— Begin Records provided —

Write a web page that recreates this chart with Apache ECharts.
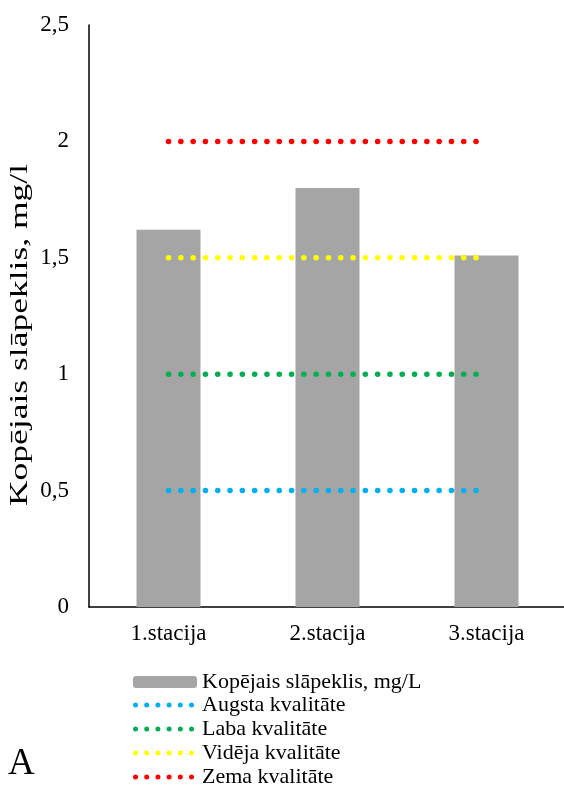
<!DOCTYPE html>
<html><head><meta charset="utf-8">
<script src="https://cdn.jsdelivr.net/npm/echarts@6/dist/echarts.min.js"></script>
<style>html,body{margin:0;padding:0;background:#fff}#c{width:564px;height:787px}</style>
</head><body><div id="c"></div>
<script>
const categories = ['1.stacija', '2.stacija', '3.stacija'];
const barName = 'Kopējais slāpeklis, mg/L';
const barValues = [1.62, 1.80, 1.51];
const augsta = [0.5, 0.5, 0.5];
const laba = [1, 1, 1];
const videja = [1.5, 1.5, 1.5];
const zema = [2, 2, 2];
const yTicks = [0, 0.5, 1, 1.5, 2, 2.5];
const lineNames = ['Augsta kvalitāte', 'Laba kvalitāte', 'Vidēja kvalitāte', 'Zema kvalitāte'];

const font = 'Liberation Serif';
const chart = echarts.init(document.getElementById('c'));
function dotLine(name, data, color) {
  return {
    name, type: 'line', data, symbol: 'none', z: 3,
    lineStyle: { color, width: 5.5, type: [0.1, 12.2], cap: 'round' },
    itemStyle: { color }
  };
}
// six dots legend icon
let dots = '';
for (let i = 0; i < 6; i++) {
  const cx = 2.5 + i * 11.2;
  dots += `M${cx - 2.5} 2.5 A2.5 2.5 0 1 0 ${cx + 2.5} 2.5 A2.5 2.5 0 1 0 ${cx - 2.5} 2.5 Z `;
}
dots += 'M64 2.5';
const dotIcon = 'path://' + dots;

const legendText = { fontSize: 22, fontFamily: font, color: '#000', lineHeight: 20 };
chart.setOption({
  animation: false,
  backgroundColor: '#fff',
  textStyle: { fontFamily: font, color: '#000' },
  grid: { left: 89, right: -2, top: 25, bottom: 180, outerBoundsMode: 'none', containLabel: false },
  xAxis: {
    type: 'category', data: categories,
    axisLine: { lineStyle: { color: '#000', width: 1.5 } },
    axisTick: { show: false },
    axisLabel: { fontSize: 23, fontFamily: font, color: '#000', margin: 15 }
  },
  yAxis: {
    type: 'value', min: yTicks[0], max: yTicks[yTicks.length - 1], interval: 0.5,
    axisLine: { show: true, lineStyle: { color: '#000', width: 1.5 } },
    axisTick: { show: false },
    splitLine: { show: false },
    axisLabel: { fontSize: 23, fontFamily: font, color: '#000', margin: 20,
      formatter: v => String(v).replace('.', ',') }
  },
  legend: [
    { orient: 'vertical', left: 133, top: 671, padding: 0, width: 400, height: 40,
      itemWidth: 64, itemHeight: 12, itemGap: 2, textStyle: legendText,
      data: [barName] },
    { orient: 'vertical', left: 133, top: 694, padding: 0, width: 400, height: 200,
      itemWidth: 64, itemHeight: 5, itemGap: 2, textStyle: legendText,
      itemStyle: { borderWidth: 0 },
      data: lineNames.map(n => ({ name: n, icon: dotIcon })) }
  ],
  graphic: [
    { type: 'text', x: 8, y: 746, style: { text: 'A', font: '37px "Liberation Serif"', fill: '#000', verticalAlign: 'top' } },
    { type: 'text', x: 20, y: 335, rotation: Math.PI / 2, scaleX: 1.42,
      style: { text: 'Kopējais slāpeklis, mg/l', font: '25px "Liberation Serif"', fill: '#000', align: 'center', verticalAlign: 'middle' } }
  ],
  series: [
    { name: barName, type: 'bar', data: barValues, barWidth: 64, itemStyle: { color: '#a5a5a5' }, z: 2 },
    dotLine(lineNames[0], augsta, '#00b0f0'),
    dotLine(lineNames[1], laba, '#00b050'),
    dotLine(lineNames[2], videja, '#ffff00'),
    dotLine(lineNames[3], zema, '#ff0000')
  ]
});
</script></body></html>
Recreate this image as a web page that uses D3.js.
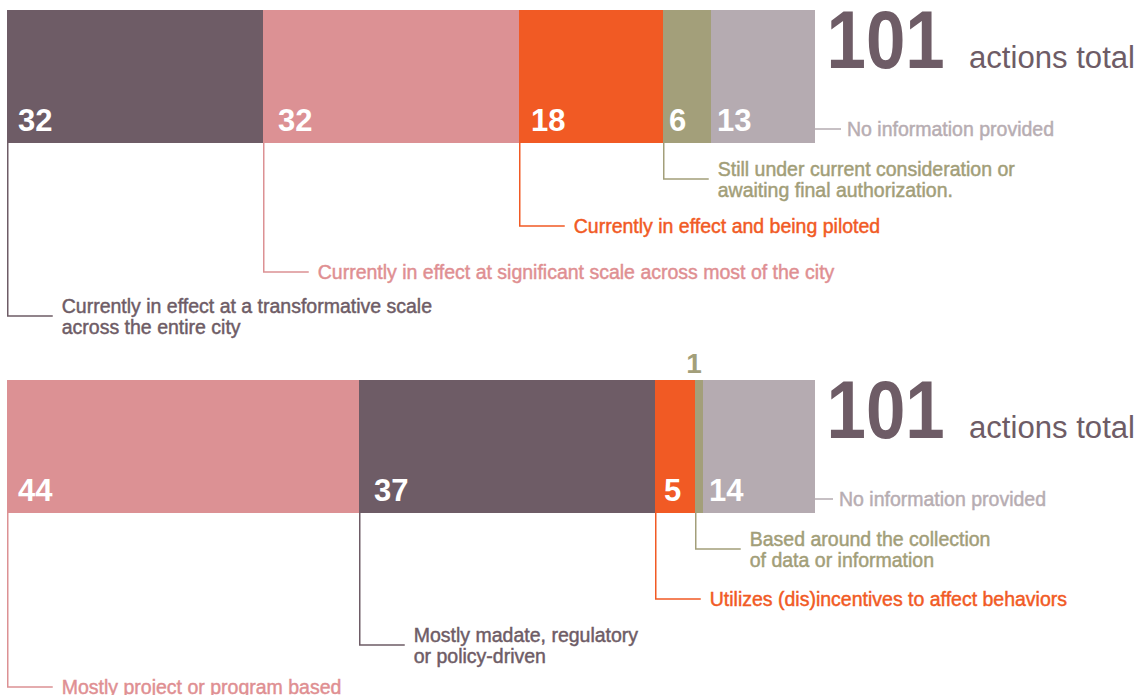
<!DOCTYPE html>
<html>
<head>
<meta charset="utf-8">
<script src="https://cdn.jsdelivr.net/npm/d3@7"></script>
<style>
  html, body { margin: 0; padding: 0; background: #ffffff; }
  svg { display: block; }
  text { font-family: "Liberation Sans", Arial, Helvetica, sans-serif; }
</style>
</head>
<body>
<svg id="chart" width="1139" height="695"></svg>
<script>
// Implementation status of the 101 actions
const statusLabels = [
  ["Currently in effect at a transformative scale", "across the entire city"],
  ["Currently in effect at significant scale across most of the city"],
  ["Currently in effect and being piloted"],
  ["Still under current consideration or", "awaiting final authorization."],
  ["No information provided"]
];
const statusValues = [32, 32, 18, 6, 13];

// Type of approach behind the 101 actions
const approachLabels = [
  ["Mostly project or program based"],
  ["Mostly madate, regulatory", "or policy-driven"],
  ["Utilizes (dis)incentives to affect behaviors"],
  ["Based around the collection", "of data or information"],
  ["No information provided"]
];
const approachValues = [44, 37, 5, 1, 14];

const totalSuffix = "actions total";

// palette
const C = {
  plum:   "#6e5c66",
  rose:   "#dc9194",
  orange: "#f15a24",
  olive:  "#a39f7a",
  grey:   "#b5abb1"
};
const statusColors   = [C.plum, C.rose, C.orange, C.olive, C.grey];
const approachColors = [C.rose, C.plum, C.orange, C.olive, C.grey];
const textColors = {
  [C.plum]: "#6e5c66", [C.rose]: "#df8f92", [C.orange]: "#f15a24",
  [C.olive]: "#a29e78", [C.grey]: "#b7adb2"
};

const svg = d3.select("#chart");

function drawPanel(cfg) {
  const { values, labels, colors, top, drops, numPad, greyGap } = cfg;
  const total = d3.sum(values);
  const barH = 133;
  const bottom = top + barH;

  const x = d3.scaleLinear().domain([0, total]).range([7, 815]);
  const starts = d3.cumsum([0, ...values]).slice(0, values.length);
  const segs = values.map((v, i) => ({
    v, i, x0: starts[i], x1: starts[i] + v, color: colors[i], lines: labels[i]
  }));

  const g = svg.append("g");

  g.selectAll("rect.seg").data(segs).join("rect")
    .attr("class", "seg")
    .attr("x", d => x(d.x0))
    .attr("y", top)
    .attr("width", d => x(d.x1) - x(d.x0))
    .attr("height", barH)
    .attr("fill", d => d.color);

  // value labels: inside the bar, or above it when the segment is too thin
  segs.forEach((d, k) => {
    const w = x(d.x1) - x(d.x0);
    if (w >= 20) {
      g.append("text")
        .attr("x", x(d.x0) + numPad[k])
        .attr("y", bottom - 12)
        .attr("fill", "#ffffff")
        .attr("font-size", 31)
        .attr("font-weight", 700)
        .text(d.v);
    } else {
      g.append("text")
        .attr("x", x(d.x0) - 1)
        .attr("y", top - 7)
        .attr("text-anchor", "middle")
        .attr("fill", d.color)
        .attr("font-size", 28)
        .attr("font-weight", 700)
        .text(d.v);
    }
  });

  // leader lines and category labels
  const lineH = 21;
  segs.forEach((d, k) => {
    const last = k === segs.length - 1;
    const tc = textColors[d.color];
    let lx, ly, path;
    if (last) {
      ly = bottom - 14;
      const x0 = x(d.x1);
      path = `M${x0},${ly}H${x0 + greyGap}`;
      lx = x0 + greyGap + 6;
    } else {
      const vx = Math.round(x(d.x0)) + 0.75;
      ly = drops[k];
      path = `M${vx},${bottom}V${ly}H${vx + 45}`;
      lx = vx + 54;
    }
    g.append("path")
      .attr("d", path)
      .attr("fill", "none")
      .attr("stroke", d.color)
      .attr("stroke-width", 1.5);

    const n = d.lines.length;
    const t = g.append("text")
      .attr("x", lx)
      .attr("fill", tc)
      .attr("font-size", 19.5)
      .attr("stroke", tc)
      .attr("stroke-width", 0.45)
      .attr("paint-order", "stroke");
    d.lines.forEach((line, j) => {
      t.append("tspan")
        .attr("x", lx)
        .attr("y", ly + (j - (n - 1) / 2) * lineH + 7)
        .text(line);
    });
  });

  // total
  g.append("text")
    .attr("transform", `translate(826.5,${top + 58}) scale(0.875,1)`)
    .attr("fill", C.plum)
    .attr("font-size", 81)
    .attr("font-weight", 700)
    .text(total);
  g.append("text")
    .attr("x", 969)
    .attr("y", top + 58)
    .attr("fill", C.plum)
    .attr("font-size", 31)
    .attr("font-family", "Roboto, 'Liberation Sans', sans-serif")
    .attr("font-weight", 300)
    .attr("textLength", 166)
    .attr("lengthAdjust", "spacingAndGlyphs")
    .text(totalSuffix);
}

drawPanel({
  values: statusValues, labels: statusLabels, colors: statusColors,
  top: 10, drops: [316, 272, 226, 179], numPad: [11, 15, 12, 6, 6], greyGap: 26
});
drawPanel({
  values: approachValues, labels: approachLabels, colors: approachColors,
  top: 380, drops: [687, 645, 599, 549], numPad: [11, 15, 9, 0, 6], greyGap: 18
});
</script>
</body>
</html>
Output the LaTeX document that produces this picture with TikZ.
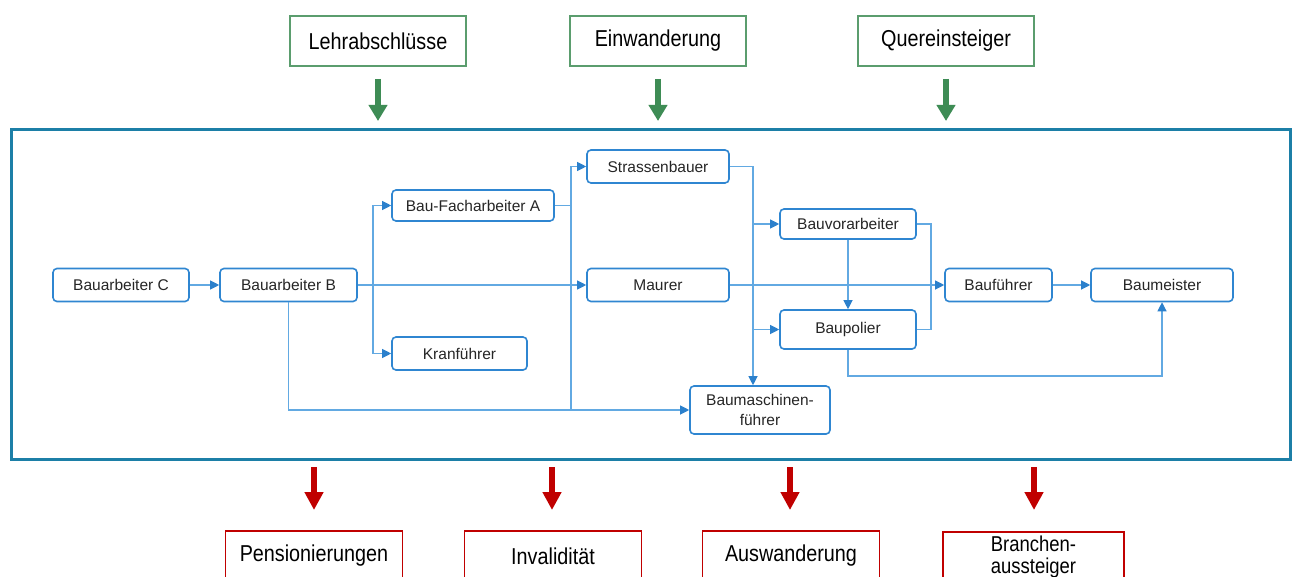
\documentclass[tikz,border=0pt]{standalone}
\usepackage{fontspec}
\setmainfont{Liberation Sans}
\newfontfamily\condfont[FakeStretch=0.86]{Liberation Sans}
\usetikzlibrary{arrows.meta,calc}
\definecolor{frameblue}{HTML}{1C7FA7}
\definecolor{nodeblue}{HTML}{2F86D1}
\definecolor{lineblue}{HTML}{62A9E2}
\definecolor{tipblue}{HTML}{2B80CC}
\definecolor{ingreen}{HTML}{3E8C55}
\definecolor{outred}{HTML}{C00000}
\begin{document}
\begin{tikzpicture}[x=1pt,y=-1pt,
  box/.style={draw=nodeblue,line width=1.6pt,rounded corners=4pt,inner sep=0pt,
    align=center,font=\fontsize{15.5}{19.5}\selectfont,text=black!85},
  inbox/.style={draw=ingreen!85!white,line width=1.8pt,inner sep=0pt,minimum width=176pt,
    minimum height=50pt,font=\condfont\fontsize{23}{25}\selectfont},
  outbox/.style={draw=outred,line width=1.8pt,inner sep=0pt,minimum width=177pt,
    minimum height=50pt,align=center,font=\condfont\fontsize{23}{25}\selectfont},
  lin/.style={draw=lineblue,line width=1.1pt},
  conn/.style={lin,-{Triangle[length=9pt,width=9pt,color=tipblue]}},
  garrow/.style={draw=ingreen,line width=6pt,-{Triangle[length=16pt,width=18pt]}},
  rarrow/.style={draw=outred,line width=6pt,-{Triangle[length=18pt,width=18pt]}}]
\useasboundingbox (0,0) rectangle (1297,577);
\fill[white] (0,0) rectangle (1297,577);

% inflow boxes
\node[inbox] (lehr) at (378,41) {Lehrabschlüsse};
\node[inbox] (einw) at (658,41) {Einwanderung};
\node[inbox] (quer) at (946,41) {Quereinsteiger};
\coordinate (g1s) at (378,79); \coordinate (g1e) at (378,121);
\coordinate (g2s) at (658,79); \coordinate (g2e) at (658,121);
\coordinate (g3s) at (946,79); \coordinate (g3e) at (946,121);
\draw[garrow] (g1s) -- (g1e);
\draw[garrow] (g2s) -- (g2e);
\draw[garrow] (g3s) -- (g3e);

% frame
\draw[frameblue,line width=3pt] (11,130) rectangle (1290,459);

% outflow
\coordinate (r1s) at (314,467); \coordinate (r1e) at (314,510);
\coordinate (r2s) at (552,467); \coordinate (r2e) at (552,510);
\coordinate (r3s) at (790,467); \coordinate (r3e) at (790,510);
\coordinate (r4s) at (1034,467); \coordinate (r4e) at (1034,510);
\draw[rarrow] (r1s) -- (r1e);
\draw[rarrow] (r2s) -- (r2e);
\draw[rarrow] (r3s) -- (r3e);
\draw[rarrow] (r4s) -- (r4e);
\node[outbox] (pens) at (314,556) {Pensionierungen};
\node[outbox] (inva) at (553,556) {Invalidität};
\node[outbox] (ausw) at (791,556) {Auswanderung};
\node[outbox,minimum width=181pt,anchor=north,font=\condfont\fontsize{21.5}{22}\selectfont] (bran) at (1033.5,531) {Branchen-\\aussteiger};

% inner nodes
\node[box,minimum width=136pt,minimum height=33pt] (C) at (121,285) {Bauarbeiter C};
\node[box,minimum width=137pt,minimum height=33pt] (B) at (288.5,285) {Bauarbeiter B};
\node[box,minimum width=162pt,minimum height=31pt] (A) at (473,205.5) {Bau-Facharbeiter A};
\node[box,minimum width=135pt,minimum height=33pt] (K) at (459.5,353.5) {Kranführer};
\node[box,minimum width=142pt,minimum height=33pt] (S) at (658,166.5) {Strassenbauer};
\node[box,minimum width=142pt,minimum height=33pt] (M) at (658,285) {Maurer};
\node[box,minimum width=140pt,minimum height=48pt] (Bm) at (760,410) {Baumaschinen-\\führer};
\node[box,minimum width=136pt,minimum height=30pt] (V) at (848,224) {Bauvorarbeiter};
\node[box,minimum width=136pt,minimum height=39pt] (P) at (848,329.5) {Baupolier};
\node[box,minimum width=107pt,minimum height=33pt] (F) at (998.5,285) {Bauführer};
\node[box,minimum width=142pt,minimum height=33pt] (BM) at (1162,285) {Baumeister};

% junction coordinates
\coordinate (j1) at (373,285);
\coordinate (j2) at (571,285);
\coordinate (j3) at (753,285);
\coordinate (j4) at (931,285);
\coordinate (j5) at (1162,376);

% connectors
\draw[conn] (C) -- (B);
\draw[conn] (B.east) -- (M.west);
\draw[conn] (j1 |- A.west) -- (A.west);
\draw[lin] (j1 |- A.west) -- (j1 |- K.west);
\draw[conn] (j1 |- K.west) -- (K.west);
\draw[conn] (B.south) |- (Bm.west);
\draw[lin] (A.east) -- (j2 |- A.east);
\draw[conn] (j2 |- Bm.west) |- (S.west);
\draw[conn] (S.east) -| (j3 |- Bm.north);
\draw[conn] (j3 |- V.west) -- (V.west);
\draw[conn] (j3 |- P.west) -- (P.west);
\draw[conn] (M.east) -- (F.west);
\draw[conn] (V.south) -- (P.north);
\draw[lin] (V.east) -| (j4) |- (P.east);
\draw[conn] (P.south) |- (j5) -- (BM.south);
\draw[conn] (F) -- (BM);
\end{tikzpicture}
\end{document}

— End Records provided —

- **Direction**
Skip the pictures and repeat, word for word, the lines from the one containing "Output the LaTeX" to the one containing "(11,130) rectangle (1290,459);", keeping both of those lines.

- **Response**
Output the LaTeX document that produces this picture with TikZ.
\documentclass[tikz,border=0pt]{standalone}
\usepackage{fontspec}
\setmainfont{Liberation Sans}
\newfontfamily\condfont[FakeStretch=0.86]{Liberation Sans}
\usetikzlibrary{arrows.meta,calc}
\definecolor{frameblue}{HTML}{1C7FA7}
\definecolor{nodeblue}{HTML}{2F86D1}
\definecolor{lineblue}{HTML}{62A9E2}
\definecolor{tipblue}{HTML}{2B80CC}
\definecolor{ingreen}{HTML}{3E8C55}
\definecolor{outred}{HTML}{C00000}
\begin{document}
\begin{tikzpicture}[x=1pt,y=-1pt,
  box/.style={draw=nodeblue,line width=1.6pt,rounded corners=4pt,inner sep=0pt,
    align=center,font=\fontsize{15.5}{19.5}\selectfont,text=black!85},
  inbox/.style={draw=ingreen!85!white,line width=1.8pt,inner sep=0pt,minimum width=176pt,
    minimum height=50pt,font=\condfont\fontsize{23}{25}\selectfont},
  outbox/.style={draw=outred,line width=1.8pt,inner sep=0pt,minimum width=177pt,
    minimum height=50pt,align=center,font=\condfont\fontsize{23}{25}\selectfont},
  lin/.style={draw=lineblue,line width=1.1pt},
  conn/.style={lin,-{Triangle[length=9pt,width=9pt,color=tipblue]}},
  garrow/.style={draw=ingreen,line width=6pt,-{Triangle[length=16pt,width=18pt]}},
  rarrow/.style={draw=outred,line width=6pt,-{Triangle[length=18pt,width=18pt]}}]
\useasboundingbox (0,0) rectangle (1297,577);
\fill[white] (0,0) rectangle (1297,577);

% inflow boxes
\node[inbox] (lehr) at (378,41) {Lehrabschlüsse};
\node[inbox] (einw) at (658,41) {Einwanderung};
\node[inbox] (quer) at (946,41) {Quereinsteiger};
\coordinate (g1s) at (378,79); \coordinate (g1e) at (378,121);
\coordinate (g2s) at (658,79); \coordinate (g2e) at (658,121);
\coordinate (g3s) at (946,79); \coordinate (g3e) at (946,121);
\draw[garrow] (g1s) -- (g1e);
\draw[garrow] (g2s) -- (g2e);
\draw[garrow] (g3s) -- (g3e);

% frame
\draw[frameblue,line width=3pt] (11,130) rectangle (1290,459);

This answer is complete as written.